Material for the task
+++

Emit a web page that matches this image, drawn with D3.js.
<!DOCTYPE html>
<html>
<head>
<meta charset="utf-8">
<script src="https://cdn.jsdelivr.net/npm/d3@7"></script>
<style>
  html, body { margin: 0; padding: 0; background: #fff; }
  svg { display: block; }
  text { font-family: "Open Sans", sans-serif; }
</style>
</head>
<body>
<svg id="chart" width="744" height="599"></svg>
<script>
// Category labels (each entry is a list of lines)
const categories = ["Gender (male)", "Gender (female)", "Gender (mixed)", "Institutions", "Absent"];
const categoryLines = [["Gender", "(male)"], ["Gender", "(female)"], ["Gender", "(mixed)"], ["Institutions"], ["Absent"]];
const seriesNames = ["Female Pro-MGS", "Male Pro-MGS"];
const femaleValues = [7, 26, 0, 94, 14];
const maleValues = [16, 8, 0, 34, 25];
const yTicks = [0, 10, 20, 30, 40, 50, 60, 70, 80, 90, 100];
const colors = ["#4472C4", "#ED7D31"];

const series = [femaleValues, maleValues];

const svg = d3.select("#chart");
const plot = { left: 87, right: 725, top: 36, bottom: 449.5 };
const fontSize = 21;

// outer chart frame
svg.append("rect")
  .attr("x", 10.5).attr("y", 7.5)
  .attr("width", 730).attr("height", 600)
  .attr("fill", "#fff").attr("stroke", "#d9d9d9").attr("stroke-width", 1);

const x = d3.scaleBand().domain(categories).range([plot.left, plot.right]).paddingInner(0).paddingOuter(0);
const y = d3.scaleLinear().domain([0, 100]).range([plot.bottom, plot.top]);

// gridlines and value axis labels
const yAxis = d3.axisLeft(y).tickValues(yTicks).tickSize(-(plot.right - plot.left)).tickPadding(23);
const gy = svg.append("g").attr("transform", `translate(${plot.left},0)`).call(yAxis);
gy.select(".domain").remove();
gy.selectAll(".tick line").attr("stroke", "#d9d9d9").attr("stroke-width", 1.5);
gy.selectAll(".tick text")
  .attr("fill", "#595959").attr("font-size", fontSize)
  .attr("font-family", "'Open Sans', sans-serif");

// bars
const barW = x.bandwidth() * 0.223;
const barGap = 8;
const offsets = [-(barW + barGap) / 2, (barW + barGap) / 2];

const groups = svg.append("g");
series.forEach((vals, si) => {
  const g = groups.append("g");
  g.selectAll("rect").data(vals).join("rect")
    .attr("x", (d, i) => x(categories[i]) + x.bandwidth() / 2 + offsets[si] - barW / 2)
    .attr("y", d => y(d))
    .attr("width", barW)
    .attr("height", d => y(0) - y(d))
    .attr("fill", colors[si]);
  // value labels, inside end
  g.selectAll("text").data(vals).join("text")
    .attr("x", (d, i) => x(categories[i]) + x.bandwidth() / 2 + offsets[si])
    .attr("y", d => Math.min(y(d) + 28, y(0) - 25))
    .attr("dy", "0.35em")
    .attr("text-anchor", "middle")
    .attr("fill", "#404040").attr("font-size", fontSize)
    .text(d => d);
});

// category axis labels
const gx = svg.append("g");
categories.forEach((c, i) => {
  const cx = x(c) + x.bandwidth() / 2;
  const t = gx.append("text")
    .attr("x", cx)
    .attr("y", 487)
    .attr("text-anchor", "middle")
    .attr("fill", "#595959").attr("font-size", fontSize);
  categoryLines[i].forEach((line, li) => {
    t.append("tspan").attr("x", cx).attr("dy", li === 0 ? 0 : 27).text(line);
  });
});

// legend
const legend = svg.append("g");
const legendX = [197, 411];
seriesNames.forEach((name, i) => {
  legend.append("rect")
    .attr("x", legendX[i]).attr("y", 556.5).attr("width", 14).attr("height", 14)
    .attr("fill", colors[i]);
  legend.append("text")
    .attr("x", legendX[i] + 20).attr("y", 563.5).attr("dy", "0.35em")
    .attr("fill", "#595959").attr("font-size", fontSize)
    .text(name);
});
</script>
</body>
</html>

+++

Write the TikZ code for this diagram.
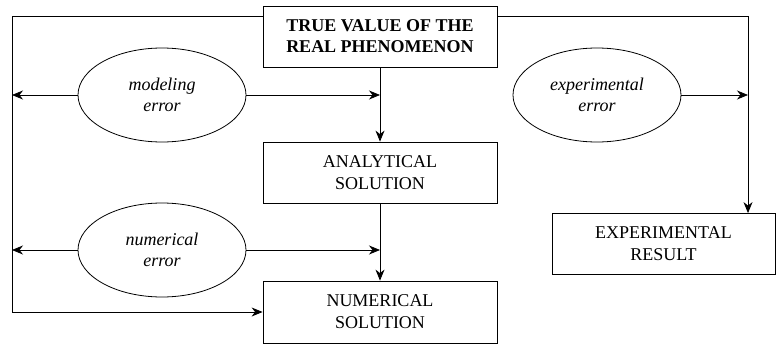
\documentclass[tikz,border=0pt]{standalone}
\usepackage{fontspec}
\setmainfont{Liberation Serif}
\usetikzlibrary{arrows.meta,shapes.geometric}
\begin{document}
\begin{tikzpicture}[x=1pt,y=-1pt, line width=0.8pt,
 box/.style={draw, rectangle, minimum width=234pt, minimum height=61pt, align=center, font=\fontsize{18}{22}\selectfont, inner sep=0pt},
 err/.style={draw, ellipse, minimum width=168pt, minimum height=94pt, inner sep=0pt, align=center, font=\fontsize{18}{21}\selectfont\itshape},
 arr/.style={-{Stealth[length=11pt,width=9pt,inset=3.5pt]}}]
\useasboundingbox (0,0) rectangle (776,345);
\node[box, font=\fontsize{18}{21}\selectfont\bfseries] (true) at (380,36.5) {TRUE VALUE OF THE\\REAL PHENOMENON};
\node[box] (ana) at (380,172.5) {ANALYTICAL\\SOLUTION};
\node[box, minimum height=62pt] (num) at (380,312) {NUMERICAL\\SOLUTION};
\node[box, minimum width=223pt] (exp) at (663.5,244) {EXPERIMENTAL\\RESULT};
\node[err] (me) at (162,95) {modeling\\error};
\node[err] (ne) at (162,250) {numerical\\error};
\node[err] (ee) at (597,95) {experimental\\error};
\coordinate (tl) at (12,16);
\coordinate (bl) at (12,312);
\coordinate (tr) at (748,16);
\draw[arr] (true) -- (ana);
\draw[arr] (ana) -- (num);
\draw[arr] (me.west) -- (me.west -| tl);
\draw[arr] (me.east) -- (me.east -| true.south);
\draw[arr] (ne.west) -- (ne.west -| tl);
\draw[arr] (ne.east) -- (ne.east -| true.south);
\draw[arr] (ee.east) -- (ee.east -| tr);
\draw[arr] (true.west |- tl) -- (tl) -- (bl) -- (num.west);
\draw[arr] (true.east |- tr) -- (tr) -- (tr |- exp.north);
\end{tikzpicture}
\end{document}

+++

What you will do
Which lines contain the word "this"? Return each of them.

The result
Emit a web page that matches this image, drawn with D3.js.
Write the TikZ code for this diagram.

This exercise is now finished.